• _Requirements_: Reproduce the listing below character for character; drop every image.

▬▬▬▬▬▬▬▬▬▬

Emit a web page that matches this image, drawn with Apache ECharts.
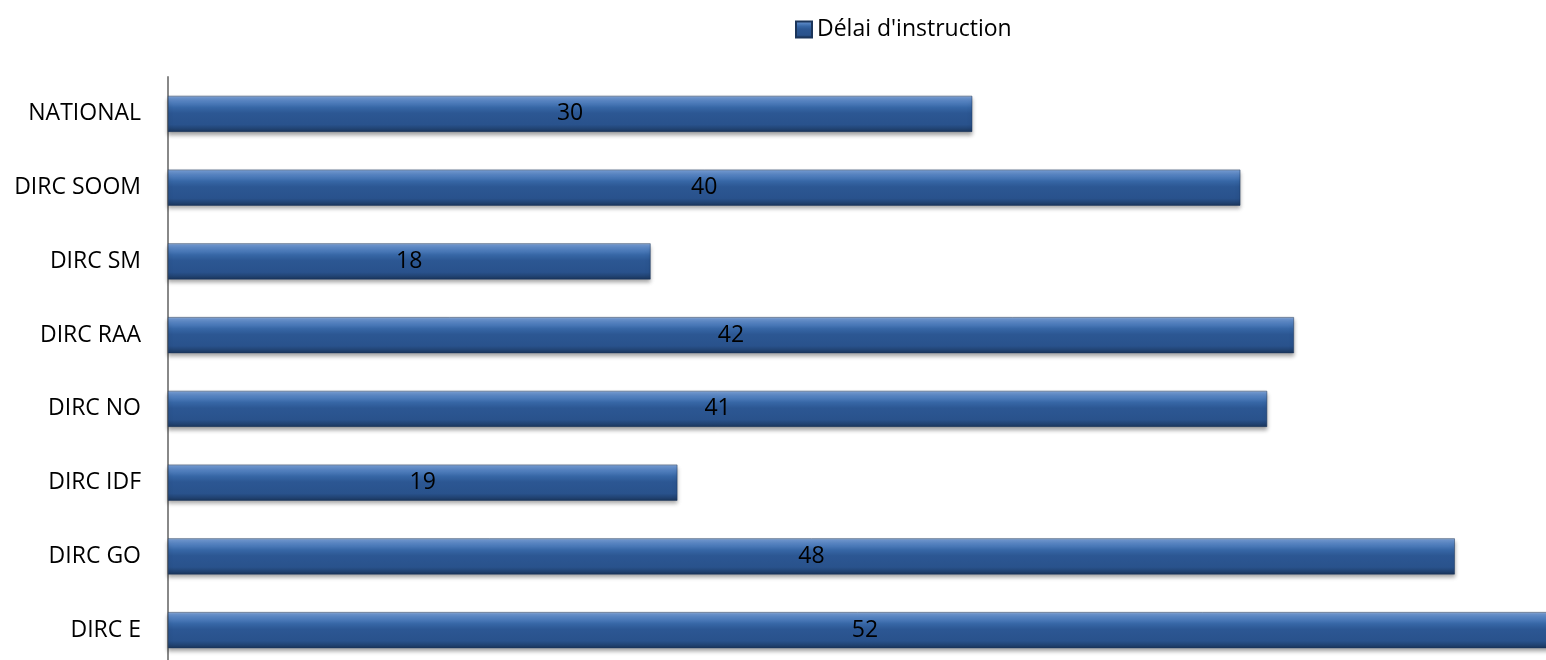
<!DOCTYPE html>
<html>
<head>
<meta charset="utf-8">
<script src="https://cdn.jsdelivr.net/npm/echarts@6/dist/echarts.min.js"></script>
<style>
html,body{margin:0;padding:0;background:#fff;}
#chart{width:1546px;height:660px;}
</style>
</head>
<body>
<div id="chart"></div>
<script>
var categories = ['NATIONAL', 'DIRC SOOM', 'DIRC SM', 'DIRC RAA', 'DIRC NO', 'DIRC IDF', 'DIRC GO', 'DIRC E'];
var delaiValues = [30, 40, 18, 42, 41, 19, 48, 52];
var seriesName = "Délai d'instruction";

var chart = echarts.init(document.getElementById('chart'));
var barGradient = new echarts.graphic.LinearGradient(0, 0, 0, 1, [
  {offset: 0, color: '#9db3d0'},
  {offset: 0.05, color: '#6d96d0'},
  {offset: 0.16, color: '#5482c1'},
  {offset: 0.32, color: '#3767a6'},
  {offset: 0.48, color: '#2c5793'},
  {offset: 0.8, color: '#29528c'},
  {offset: 0.9, color: '#224576'},
  {offset: 1, color: '#1b365c'}
]);
chart.setOption({
  animation: false,
  backgroundColor: '#ffffff',
  textStyle: {fontFamily: 'Open Sans'},
  legend: {
    left: 795,
    top: 18,
    padding: 0,
    itemWidth: 16,
    itemHeight: 16,
    itemGap: 6,
    textStyle: {fontSize: 23, color: '#000', fontFamily: 'Open Sans'},
    data: [{name: seriesName, icon: 'rect'}]
  },
  grid: {left: 168, width: 1394, top: 77, height: 590, containLabel: false, outerBoundsMode: 'none'},
  xAxis: {
    type: 'value',
    min: 0,
    max: Math.max.apply(null, delaiValues),
    show: false,
    splitLine: {show: false}
  },
  yAxis: {
    type: 'category',
    inverse: true,
    data: categories,
    axisLine: {show: true, lineStyle: {color: '#888888', width: 2}},
    axisTick: {show: false},
    axisLabel: {margin: 27, fontSize: 23, color: '#000', fontFamily: 'Open Sans'}
  },
  series: [{
    name: seriesName,
    type: 'bar',
    data: delaiValues,
    barWidth: 36,
    itemStyle: {
      color: barGradient,
      borderColor: '#1b355a',
      borderWidth: 0.5,
      shadowColor: 'rgba(0,0,0,0.35)',
      shadowBlur: 4,
      shadowOffsetY: 3
    },
    label: {
      show: true,
      position: 'inside',
      color: '#000',
      fontSize: 23,
      fontFamily: 'Open Sans'
    }
  }]
});
</script>
</body>
</html>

▬▬▬▬▬▬▬▬▬▬

• _Written solution_:
Emit a web page that matches this image, drawn with Apache ECharts.
<!DOCTYPE html>
<html>
<head>
<meta charset="utf-8">
<script src="https://cdn.jsdelivr.net/npm/echarts@6/dist/echarts.min.js"></script>
<style>
html,body{margin:0;padding:0;background:#fff;}
#chart{width:1546px;height:660px;}
</style>
</head>
<body>
<div id="chart"></div>
<script>
var categories = ['NATIONAL', 'DIRC SOOM', 'DIRC SM', 'DIRC RAA', 'DIRC NO', 'DIRC IDF', 'DIRC GO', 'DIRC E'];
var delaiValues = [30, 40, 18, 42, 41, 19, 48, 52];
var seriesName = "Délai d'instruction";

var chart = echarts.init(document.getElementById('chart'));
var barGradient = new echarts.graphic.LinearGradient(0, 0, 0, 1, [
  {offset: 0, color: '#9db3d0'},
  {offset: 0.05, color: '#6d96d0'},
  {offset: 0.16, color: '#5482c1'},
  {offset: 0.32, color: '#3767a6'},
  {offset: 0.48, color: '#2c5793'},
  {offset: 0.8, color: '#29528c'},
  {offset: 0.9, color: '#224576'},
  {offset: 1, color: '#1b365c'}
]);
chart.setOption({
  animation: false,
  backgroundColor: '#ffffff',
  textStyle: {fontFamily: 'Open Sans'},
  legend: {
    left: 795,
    top: 18,
    padding: 0,
    itemWidth: 16,
    itemHeight: 16,
    itemGap: 6,
    textStyle: {fontSize: 23, color: '#000', fontFamily: 'Open Sans'},
    data: [{name: seriesName, icon: 'rect'}]
  },
  grid: {left: 168, width: 1394, top: 77, height: 590, containLabel: false, outerBoundsMode: 'none'},
  xAxis: {
    type: 'value',
    min: 0,
    max: Math.max.apply(null, delaiValues),
    show: false,
    splitLine: {show: false}
  },
  yAxis: {
    type: 'category',
    inverse: true,
    data: categories,
    axisLine: {show: true, lineStyle: {color: '#888888', width: 2}},
    axisTick: {show: false},
    axisLabel: {margin: 27, fontSize: 23, color: '#000', fontFamily: 'Open Sans'}
  },
  series: [{
    name: seriesName,
    type: 'bar',
    data: delaiValues,
    barWidth: 36,
    itemStyle: {
      color: barGradient,
      borderColor: '#1b355a',
      borderWidth: 0.5,
      shadowColor: 'rgba(0,0,0,0.35)',
      shadowBlur: 4,
      shadowOffsetY: 3
    },
    label: {
      show: true,
      position: 'inside',
      color: '#000',
      fontSize: 23,
      fontFamily: 'Open Sans'
    }
  }]
});
</script>
</body>
</html>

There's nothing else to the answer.